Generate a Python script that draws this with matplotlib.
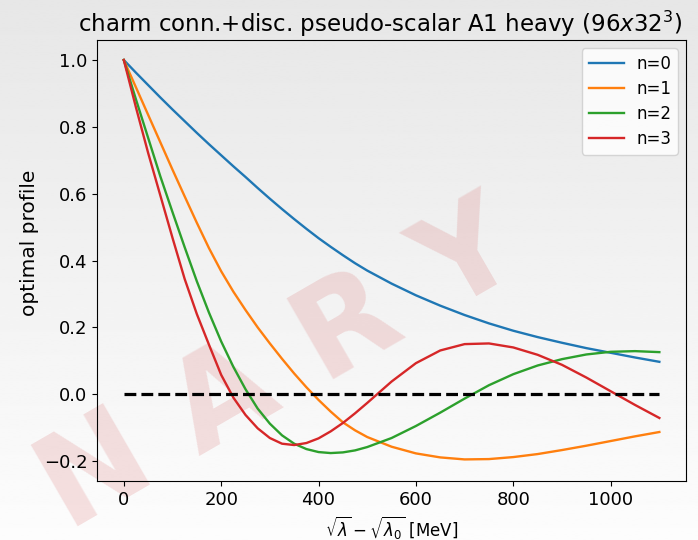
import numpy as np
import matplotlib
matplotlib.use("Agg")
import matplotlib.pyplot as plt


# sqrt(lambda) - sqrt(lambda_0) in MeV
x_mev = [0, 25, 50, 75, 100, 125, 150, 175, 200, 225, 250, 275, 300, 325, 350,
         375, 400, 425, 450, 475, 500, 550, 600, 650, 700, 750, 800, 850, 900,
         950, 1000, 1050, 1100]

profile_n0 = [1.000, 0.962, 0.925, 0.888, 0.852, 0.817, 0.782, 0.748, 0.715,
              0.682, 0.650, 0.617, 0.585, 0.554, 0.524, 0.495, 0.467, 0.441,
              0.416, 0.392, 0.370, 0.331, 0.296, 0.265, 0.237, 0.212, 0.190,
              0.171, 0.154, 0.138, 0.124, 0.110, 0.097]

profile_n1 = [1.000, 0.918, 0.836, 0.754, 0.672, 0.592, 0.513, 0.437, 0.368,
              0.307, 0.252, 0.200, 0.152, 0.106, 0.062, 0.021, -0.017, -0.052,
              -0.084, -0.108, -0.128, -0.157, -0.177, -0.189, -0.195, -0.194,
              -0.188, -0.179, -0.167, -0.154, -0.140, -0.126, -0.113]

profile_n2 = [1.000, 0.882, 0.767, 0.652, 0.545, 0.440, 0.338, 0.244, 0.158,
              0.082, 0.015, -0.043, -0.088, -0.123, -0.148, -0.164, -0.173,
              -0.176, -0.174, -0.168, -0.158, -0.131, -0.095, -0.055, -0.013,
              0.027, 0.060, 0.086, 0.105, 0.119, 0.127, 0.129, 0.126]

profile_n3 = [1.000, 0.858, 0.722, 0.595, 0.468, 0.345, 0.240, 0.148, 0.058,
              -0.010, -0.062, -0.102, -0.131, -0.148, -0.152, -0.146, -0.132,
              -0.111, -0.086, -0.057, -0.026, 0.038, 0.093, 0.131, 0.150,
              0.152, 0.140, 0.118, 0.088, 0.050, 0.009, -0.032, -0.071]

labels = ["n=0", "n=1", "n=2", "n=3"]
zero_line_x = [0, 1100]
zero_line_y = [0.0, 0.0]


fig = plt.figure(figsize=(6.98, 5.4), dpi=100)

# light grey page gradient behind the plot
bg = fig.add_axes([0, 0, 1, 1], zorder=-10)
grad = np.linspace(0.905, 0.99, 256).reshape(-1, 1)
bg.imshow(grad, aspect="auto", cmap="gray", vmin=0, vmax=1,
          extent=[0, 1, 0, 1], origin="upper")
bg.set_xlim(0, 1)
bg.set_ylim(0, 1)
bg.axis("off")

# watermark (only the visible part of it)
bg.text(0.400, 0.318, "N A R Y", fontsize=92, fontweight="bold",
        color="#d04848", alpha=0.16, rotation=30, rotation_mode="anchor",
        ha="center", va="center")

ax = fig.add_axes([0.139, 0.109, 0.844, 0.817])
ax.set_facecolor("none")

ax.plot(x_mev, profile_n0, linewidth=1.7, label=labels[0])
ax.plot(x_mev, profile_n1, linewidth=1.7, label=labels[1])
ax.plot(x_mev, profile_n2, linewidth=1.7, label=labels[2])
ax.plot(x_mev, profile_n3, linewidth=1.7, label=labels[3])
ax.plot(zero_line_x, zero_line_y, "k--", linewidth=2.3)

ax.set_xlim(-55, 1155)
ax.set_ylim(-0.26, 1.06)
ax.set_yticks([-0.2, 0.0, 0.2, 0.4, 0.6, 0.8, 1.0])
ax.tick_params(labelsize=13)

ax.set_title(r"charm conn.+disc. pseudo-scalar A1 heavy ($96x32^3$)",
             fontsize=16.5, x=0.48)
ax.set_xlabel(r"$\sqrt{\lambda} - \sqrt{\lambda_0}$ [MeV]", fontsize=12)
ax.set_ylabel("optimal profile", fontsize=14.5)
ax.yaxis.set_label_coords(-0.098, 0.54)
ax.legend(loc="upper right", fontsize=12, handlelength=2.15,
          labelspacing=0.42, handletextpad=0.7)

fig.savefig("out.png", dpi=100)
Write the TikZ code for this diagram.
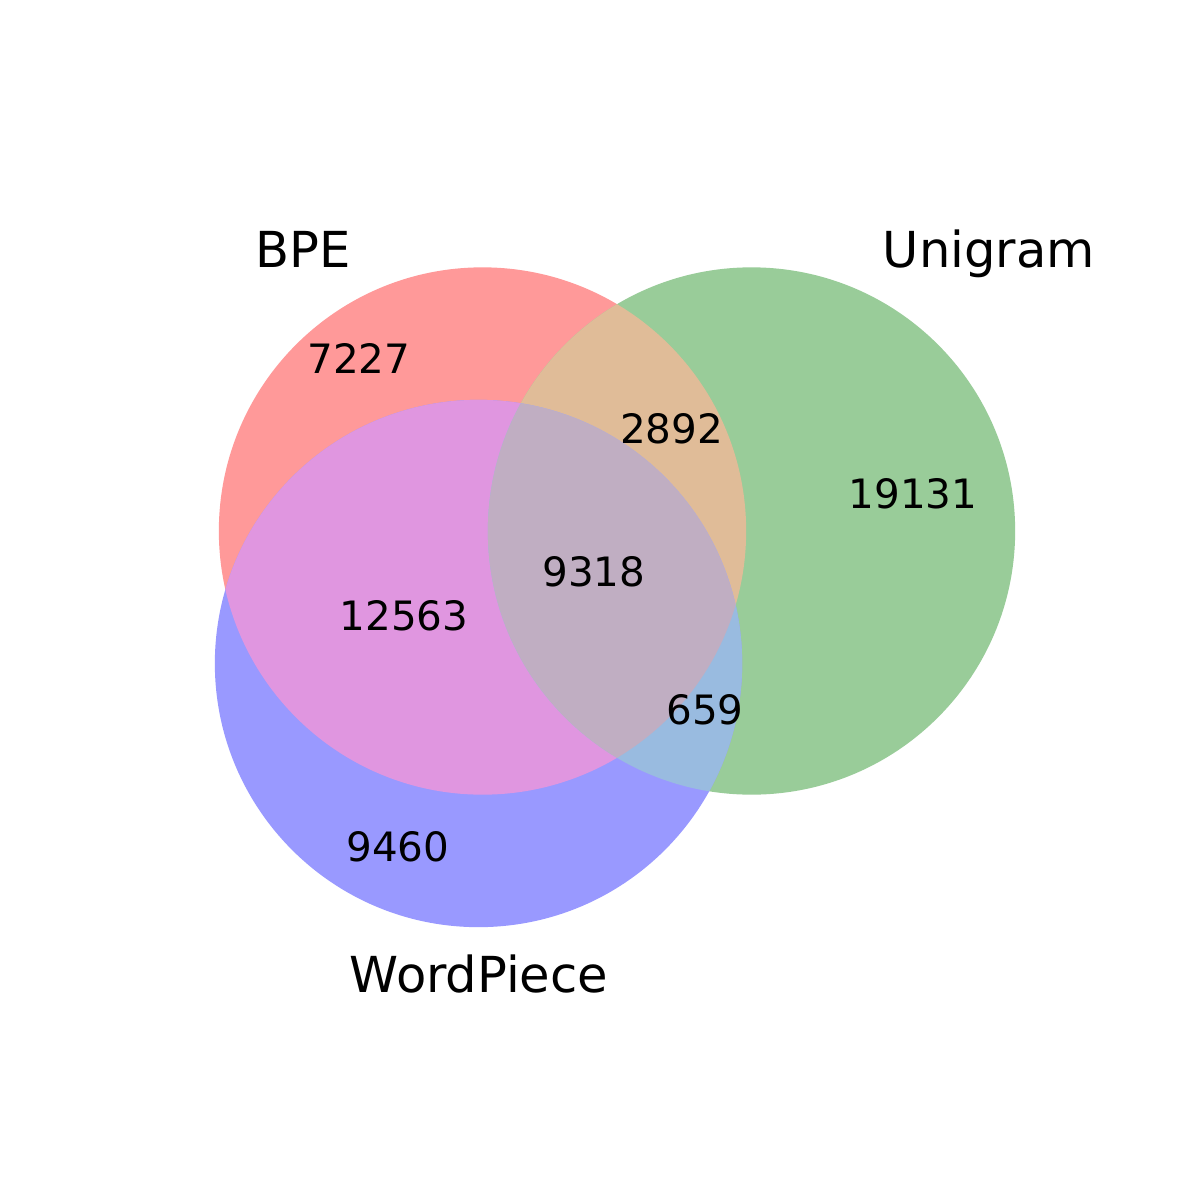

• • • • •

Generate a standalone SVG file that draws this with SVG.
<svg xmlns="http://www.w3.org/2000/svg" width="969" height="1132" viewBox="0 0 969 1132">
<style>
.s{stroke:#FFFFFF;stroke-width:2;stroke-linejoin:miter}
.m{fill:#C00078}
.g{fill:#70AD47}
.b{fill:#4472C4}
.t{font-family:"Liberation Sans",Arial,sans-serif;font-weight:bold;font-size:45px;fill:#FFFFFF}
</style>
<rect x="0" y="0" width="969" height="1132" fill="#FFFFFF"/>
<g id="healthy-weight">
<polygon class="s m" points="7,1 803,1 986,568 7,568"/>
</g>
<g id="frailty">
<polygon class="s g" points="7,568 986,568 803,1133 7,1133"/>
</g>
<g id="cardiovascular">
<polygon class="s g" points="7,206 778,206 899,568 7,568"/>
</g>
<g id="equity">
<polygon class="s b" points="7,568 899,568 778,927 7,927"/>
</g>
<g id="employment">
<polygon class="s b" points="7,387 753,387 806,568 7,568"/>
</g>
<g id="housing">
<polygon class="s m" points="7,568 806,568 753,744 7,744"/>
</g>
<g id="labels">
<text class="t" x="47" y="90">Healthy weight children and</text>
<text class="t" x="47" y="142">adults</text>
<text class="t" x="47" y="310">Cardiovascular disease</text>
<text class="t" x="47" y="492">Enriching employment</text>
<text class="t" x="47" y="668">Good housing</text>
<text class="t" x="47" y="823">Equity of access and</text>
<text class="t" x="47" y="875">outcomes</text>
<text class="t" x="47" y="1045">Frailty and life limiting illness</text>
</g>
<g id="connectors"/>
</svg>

• • • • •

Give only the lines from the one with "Generate a Python" to the one with "0.171, 0.154, 0.138, 0.124, 0.110, 0.097]", both included, again and exactly; leave the images out.

● SOLUTION TO THIS TASK:
Generate a Python script that draws this with matplotlib.
import numpy as np
import matplotlib
matplotlib.use("Agg")
import matplotlib.pyplot as plt


# sqrt(lambda) - sqrt(lambda_0) in MeV
x_mev = [0, 25, 50, 75, 100, 125, 150, 175, 200, 225, 250, 275, 300, 325, 350,
         375, 400, 425, 450, 475, 500, 550, 600, 650, 700, 750, 800, 850, 900,
         950, 1000, 1050, 1100]

profile_n0 = [1.000, 0.962, 0.925, 0.888, 0.852, 0.817, 0.782, 0.748, 0.715,
              0.682, 0.650, 0.617, 0.585, 0.554, 0.524, 0.495, 0.467, 0.441,
              0.416, 0.392, 0.370, 0.331, 0.296, 0.265, 0.237, 0.212, 0.190,
              0.171, 0.154, 0.138, 0.124, 0.110, 0.097]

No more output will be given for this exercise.